General Paper In Sociology SOCIO4056
- Academic Session: 2019-20
- School: School of Social and Political Sciences
- Credits: 20
- Level: Level 4 (SCQF level 10)
- Typically Offered: Runs Throughout Semesters 1 and 2
- Available to Visiting Students: No
The aims of the General Paper are to encourage and enable you to actively demonstrate the sociological imagination(s), knowledge and experience that you have accumulated and developed throughout your university careers in these disciplines, and, in particular, from all the other components of your Honours programmes. Students will be encouraged to make use of sociological, anthropological and criminological theories and concepts.
4 meetings over the course of the 1st and 2nd semester in the Senior Honours year.
Requirements of Entry
Mandatory Entry Requirements
Entry to Honours Sociology requires a grade point average of 12 (Grade C) over Sociology 2A and Sociology 2B as a first attempt.
One question from a set of questions to be answered in a 3 hour exam (100%).
Main Assessment In: April/May
Are reassessment opportunities available for all summative assessments? Not applicable$reassessOppTxt
The aims of the General Paper are to encourage and enable you to actively demonstrate the sociological imagination that you have developed throughout your university career, including the use of arguments from sociology, anthropology and criminology, and from all the other components of your Honours programmes. Without the substantive constraints of specialist options, or the focussed depth of projects and, especially, dissertations, the General Paper aims to encourage you to use your individual imagination and knowledge actively in accounting sociologically for all, or any, aspects of social life.
These aims follow from those of the subject area's Honours programme which include the intention of developing a critical understanding and application of:
Specialist theories and concepts in Sociology and/or Anthropology and/or Criminology;
Methodologies of sociological, anthropological or criminological research.

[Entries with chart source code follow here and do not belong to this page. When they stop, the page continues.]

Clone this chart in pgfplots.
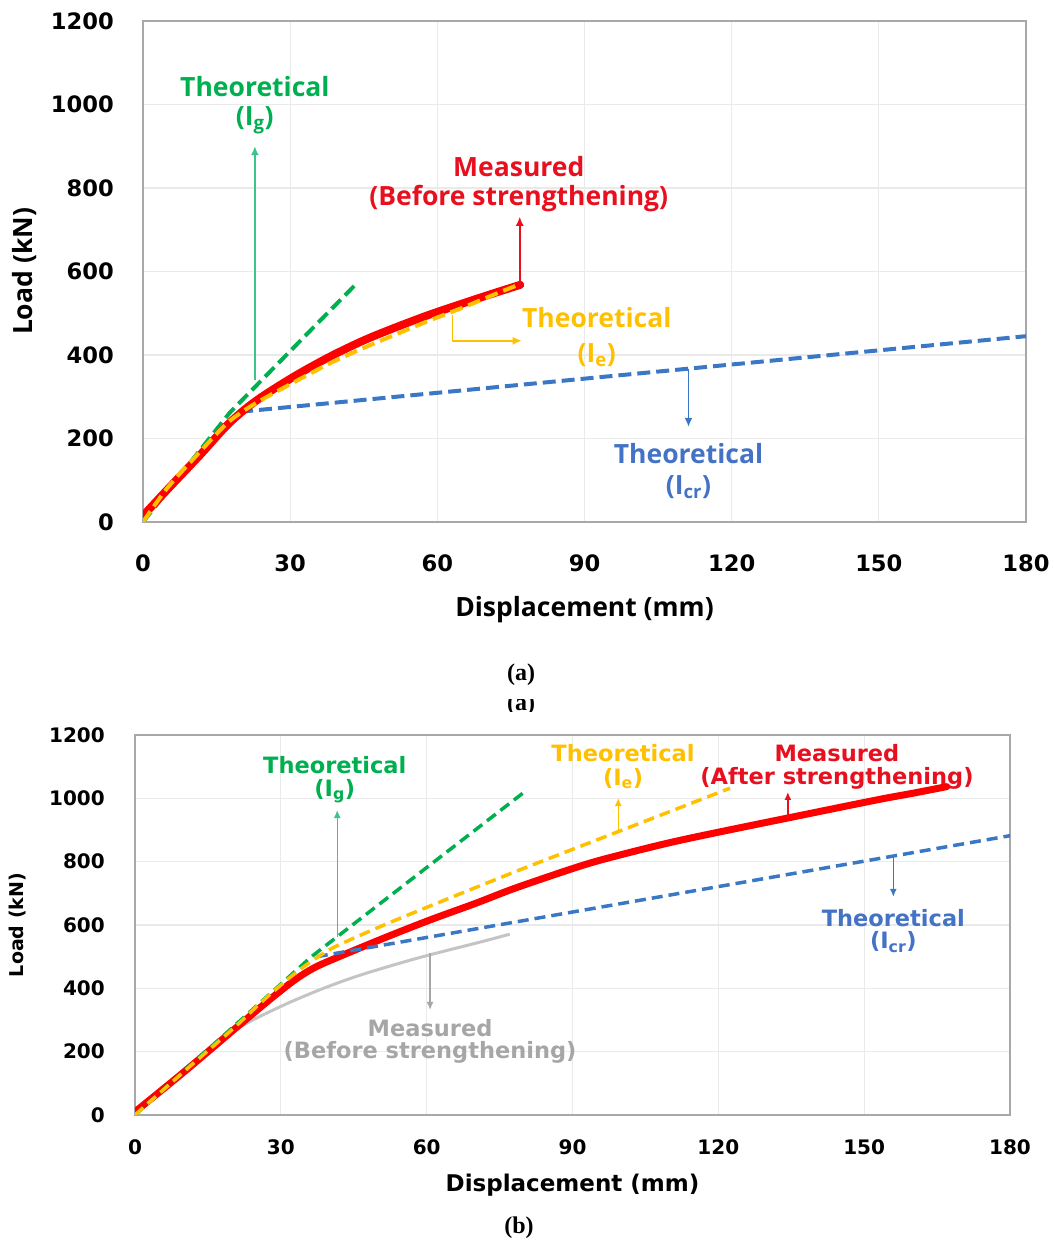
\documentclass[border=0pt]{standalone}
\usepackage{pgfplots}
\pgfplotsset{compat=1.18}
\usetikzlibrary{arrows.meta}
\usepackage{fontspec}
\setmainfont{DejaVu Sans}
\newfontfamily\osans{Open Sans}
\newfontfamily\lserif{Liberation Serif}
\definecolor{cgreen}{HTML}{00B050}
\definecolor{cgreenarr}{HTML}{3CC48A}
\definecolor{cyellow}{HTML}{FFC000}
\definecolor{cblue}{HTML}{3A78C6}
\definecolor{cbluetxt}{HTML}{4472C4}
\definecolor{cred}{HTML}{FF0000}
\definecolor{credtxt}{HTML}{E8101E}
\definecolor{cgray}{HTML}{C4C4C4}
\definecolor{cgraytxt}{HTML}{A6A6A6}
\definecolor{cgrid}{HTML}{EAEAEA}
\definecolor{caxis}{HTML}{A8A8A8}
\pgfplotsset{
  base/.style={
    scale only axis, xmin=0, xmax=180, ymin=0, ymax=1200,
    xtick={0,30,...,180}, ytick={0,200,...,1200},
    grid=major, major grid style={cgrid, line width=1.2pt},
    axis line style={caxis, line width=1.5pt},
    major tick length=0pt,
    /pgf/number format/assume math mode=true,
    /pgf/number format/1000 sep={},
  },
}
\newcommand{\fa}{\osans\bfseries\fontsize{26.5}{30}\selectfont}
\newcommand{\fb}{\bfseries\fontsize{22.5}{26}\selectfont}
\begin{document}
\begin{tikzpicture}[x=1pt,y=1pt]
\useasboundingbox (0,0) rectangle (1053,1246);
% ---------------- (a) ----------------
\begin{axis}[base, at={(143pt,724pt)}, anchor=south west, width=883pt, height=501pt,
  xticklabel style={font=\bfseries\fontsize{22.6}{26}\selectfont, anchor=center, yshift=-41pt},
  yticklabel style={font=\bfseries\fontsize{22.6}{26}\selectfont, anchor=east, inner sep=0pt, xshift=-29pt},
  xlabel={Displacement (mm)}, ylabel={Load (kN)},
  xlabel style={font=\fa, at={([yshift=-88pt]axis description cs:0.5,0)}, anchor=center},
  ylabel style={font=\fa, at={([xshift=-118pt]axis description cs:0,0.5)}, anchor=center},
]
\addplot[cgreen, line width=4pt, dash pattern=on 13pt off 6pt] coordinates {(0,0)(17.7,262)(43.6,572)};
\addplot[cblue, line width=4pt, dash pattern=on 13pt off 6pt] coordinates {(19.8,264)(180,445)};
\addplot[cred, line width=8pt, line join=round, line cap=round, smooth, tension=0.5] coordinates {
(0,15)(5,78)(11.6,160)(17,230)(21,272)(25,306)(31.3,352)(38.1,396)(45,435)(51.7,467)(58.5,497)(65.3,524)(71,546)(76.9,568)};
\addplot[cyellow, line width=4pt, dash pattern=on 13pt off 6pt, smooth, tension=0.5] coordinates {
(0,0)(5,82)(11.6,168)(17,235)(21,270)(25,298)(31.3,338)(38.1,380)(45,417)(51.7,450)(58.5,483)(65.3,514)(71,542)(76.9,570)};
% arrows
\draw[cgreenarr, line width=1.5pt, -{Latex[length=9pt,width=8pt]}] (axis cs:22.8,340) -- (axis cs:22.8,900);
\draw[credtxt, line width=1.5pt, -{Latex[length=9pt,width=8pt]}] (axis cs:76.8,568) -- (axis cs:76.8,731);
\draw[cyellow, line width=1.5pt, -{Latex[length=9pt,width=8pt]}] (axis cs:63.1,496) -- (axis cs:63.1,434) -- (axis cs:77.2,434);
\draw[cblue, line width=1.5pt, -{Latex[length=9pt,width=8pt]}] (axis cs:111.2,366) -- (axis cs:111.2,228);
% texts
\node[font=\fa, text=cgreen] at (axis cs:22.8,1044) {Theoretical};
\node[font=\fa, text=cgreen] at (axis cs:22.8,962) {(I\textsubscript{g})};
\node[font=\fa, text=credtxt] at (axis cs:76.6,851) {Measured};
\node[font=\fa, text=credtxt] at (axis cs:76.6,775) {(Before strengthening)};
\node[font=\fa, text=cyellow] at (axis cs:92.5,490) {Theoretical};
\node[font=\fa, text=cyellow] at (axis cs:92.5,400) {(I\textsubscript{e})};
\node[font=\fa, text=cbluetxt] at (axis cs:111.2,163) {Theoretical};
\node[font=\fa, text=cbluetxt] at (axis cs:111.2,83) {(I\textsubscript{cr})};
\end{axis}
\node[font=\lserif\bfseries\fontsize{24}{28}\selectfont] at (521,571) {(a)};
\begin{scope}
\clip (480,534) rectangle (560,546);
\node[font=\lserif\bfseries\fontsize{24}{28}\selectfont] at (521,541) {(a)};
\end{scope}
% ---------------- (b) ----------------
\begin{axis}[base, at={(135pt,131pt)}, anchor=south west, width=875pt, height=380pt,
  xticklabel style={font=\bfseries\fontsize{20}{24}\selectfont, anchor=center, yshift=-32pt},
  yticklabel style={font=\bfseries\fontsize{20}{24}\selectfont, anchor=east, inner sep=0pt, xshift=-30pt},
  xlabel={Displacement (mm)}, ylabel={Load (kN)},
  xlabel style={font=\bfseries\fontsize{23}{26}\selectfont, at={([yshift=-70pt]axis description cs:0.5,0)}, anchor=center},
  ylabel style={font=\bfseries\fontsize{19}{22}\selectfont, at={([xshift=-117pt]axis description cs:0,0.5)}, anchor=center},
]
\addplot[cgray, line width=3pt, line join=round, smooth, tension=0.5] coordinates {
(0,10)(5,78)(11.6,160)(17,230)(21,272)(25,306)(31.3,352)(38.1,396)(45,435)(51.7,467)(58.5,497)(65.3,524)(71,546)(77.1,571)};
\addplot[cred, line width=7pt, line join=round, line cap=round, smooth, tension=0.5] coordinates {
(0,10)(10,135)(20,265)(28,368)(33,428)(37,466)(42,500)(51.1,558)(60.7,616)(70,668)(78.5,718)(92,788)(100,822)(110,860)(120,893)(134,937)(152.6,995)(160,1016)(167,1037)};
\addplot[cgreen, line width=3.5pt, dash pattern=on 11pt off 6pt] coordinates {(0,0)(36.3,500)(80.6,1026)};
\addplot[cblue, line width=3.5pt, dash pattern=on 11pt off 6pt] coordinates {(37.4,500)(180,882)};
\addplot[cyellow, line width=3.5pt, dash pattern=on 11pt off 6pt, smooth, tension=0.5] coordinates {
(0,0)(10,136)(20,270)(26.4,362)(32,436)(36,482)(40,522)(44.2,553)(52,605)(60.7,660)(78.5,770)(99.1,893)(110,958)(122.4,1032)};
% arrows
\draw[cgreenarr, line width=1.3pt, -{Latex[length=8pt,width=7pt]}] (axis cs:41.6,563) -- (axis cs:41.6,963);
\draw[cyellow, line width=1.3pt, -{Latex[length=8pt,width=7pt]}] (axis cs:99.4,893) -- (axis cs:99.4,1001);
\draw[credtxt, line width=1.3pt, -{Latex[length=8pt,width=7pt]}] (axis cs:134.3,937) -- (axis cs:134.3,1020);
\draw[cblue, line width=1.3pt, -{Latex[length=8pt,width=7pt]}] (axis cs:156,818) -- (axis cs:156,689);
\draw[cgraytxt, line width=1.3pt, -{Latex[length=8pt,width=7pt]}] (axis cs:60.7,511) -- (axis cs:60.7,332);
% texts
\node[font=\fb, text=cgreen] at (axis cs:41.1,1105) {Theoretical};
\node[font=\fb, text=cgreen] at (axis cs:41.1,1023) {(I\textsubscript{g})};
\node[font=\fb, text=cyellow] at (axis cs:100.4,1143) {Theoretical};
\node[font=\fb, text=cyellow] at (axis cs:100.4,1063) {(I\textsubscript{e})};
\node[font=\fb, text=credtxt] at (axis cs:144.4,1143) {Measured};
\node[font=\fb, text=credtxt] at (axis cs:144.4,1063) {(After strengthening)};
\node[font=\fb, text=cbluetxt] at (axis cs:156,621) {Theoretical};
\node[font=\fb, text=cbluetxt] at (axis cs:156,546) {(I\textsubscript{cr})};
\node[font=\fb, text=cgraytxt] at (axis cs:60.7,275) {Measured};
\node[font=\fb, text=cgraytxt] at (axis cs:60.7,197) {(Before strengthening)};
\end{axis}
\node[font=\lserif\bfseries\fontsize{24}{28}\selectfont] at (519,18) {(b)};
\end{tikzpicture}
\end{document}
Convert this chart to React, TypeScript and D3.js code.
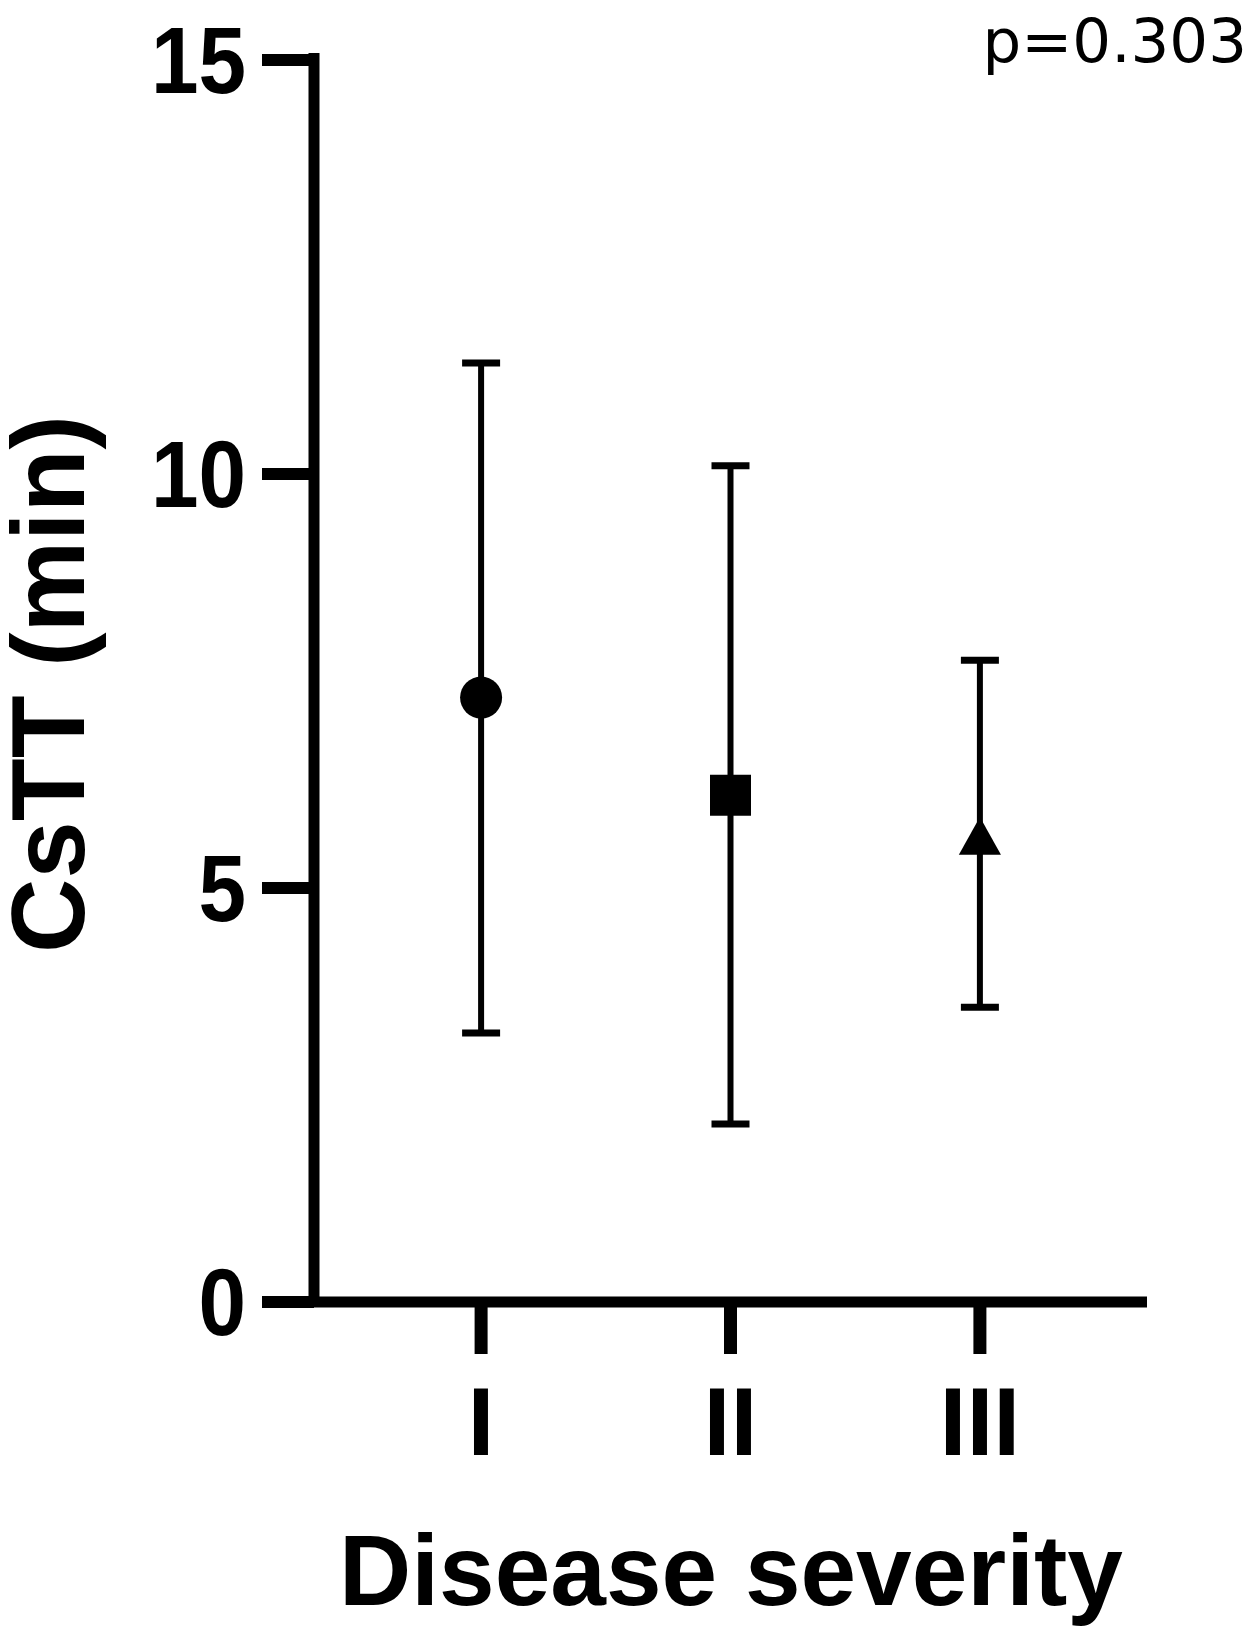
import React from 'react';
import * as d3 from 'd3';

const categories = ['I', 'II', 'III'];
const means = [7.3, 6.12, 5.63];
const upper = [11.34, 10.1, 7.75];
const lower = [3.25, 2.15, 3.56];
const yTicks = [0, 5, 10, 15];
const pLabel = 'p=0.303';

// triangle centred on its box, as the plotting program draws it
const boxTriangle = {
    draw(ctx: any, size: number) {
        const w = Math.sqrt(size * 2 / 0.9);
        const h = w * 0.9;
        ctx.moveTo(0, -h / 2);
        ctx.lineTo(w / 2, h / 2);
        ctx.lineTo(-w / 2, h / 2);
        ctx.closePath();
    }
};

const symbols = [
    d3.symbol().type(d3.symbolCircle).size(Math.PI * 21 * 21),
    d3.symbol().type(d3.symbolSquare).size(41 * 41),
    d3.symbol().type(boxTriangle as any).size(42 * 38 / 2),
];

export default function App() {
    const width = 1250, height = 1633;
    const x0 = 314, x1 = 1147, yTop = 60, yBottom = 1302;

    const x = d3.scalePoint<string>().domain(categories).range([x0, x1]).padding(0.67);
    const y = d3.scaleLinear().domain([0, 15]).range([yBottom, yTop]);

    const font = '"Liberation Sans", Arial, sans-serif';

    return (
        <svg width={width} height={height} style={{ position: 'absolute', left: 0, top: 0, background: '#fff' }}>
            {/* y axis */}
            <line x1={x0} x2={x0} y1={y(15) - 7} y2={yBottom} stroke="#000" strokeWidth={11} />
            {yTicks.map(t => (
                <g key={t}>
                    <line x1={262} x2={x0} y1={y(t)} y2={y(t)} stroke="#000" strokeWidth={12} />
                    <text transform={`translate(246,${y(t)}) scale(0.9,1)`} dy="0.35em" textAnchor="end" fontFamily={font} fontWeight="bold" fontSize={95}>{t}</text>
                </g>
            ))}
            {/* x axis */}
            <line x1={262} x2={x1} y1={yBottom} y2={yBottom} stroke="#000" strokeWidth={11} />
            {categories.map(c => (
                <g key={c}>
                    <line x1={x(c)} x2={x(c)} y1={yBottom} y2={1354} stroke="#000" strokeWidth={13} />
                    <text x={x(c)} y={1455} textAnchor="middle" fontFamily={font} fontWeight="bold" fontSize={97}>{c}</text>
                </g>
            ))}

            {/* error bars and means */}
            {categories.map((c, i) => {
                const cx = x(c) as number;
                return (
                    <g key={'e' + c}>
                        <line x1={cx} x2={cx} y1={y(upper[i])} y2={y(lower[i])} stroke="#000" strokeWidth={6} />
                        <line x1={cx - 19} x2={cx + 19} y1={y(upper[i])} y2={y(upper[i])} stroke="#000" strokeWidth={7} />
                        <line x1={cx - 19} x2={cx + 19} y1={y(lower[i])} y2={y(lower[i])} stroke="#000" strokeWidth={7} />
                        <path d={symbols[i]() as string} transform={`translate(${cx},${y(means[i])})`} fill="#000" />
                    </g>
                );
            })}

            {/* titles */}
            <text transform={`translate(84,684) rotate(-90)`} textAnchor="middle" fontFamily={font} fontWeight="bold" fontSize={103}>CsTT (min)</text>
            <text x={731} y={1605} textAnchor="middle" fontFamily={font} fontWeight="bold" fontSize={100}>Disease severity</text>
            <text x={1247} y={62} textAnchor="end" fontFamily='"DejaVu Sans", sans-serif' fontSize={61}>{pLabel}</text>
        </svg>
    );
}
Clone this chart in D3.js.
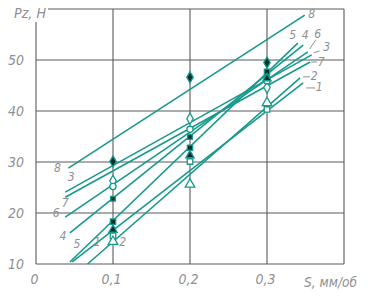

Intended Learning Outcomes of Course
By the end of this module students will be able to:
Actively apply your 'sociological' imaginations' to any aspect of social life or to the analysis of any social problem;
Select and review relevant theories, tools of analysis, methodologies and methods of sociological, anthropological or criminological research to answer many types of questions succinctly and critically;
Evaluate contemporary developments, issues and debates in sociology, anthropology and criminology in contemporary social commentary and political debate;
Appreciate how to apply all relevant materials to your chosen topic;
Be self-aware and self-critical about what you have learned through the exercise.
Minimum Requirement for Award of Credits
Students must submit at least 75% by weight of the components (including examination) of the course's summative assessment.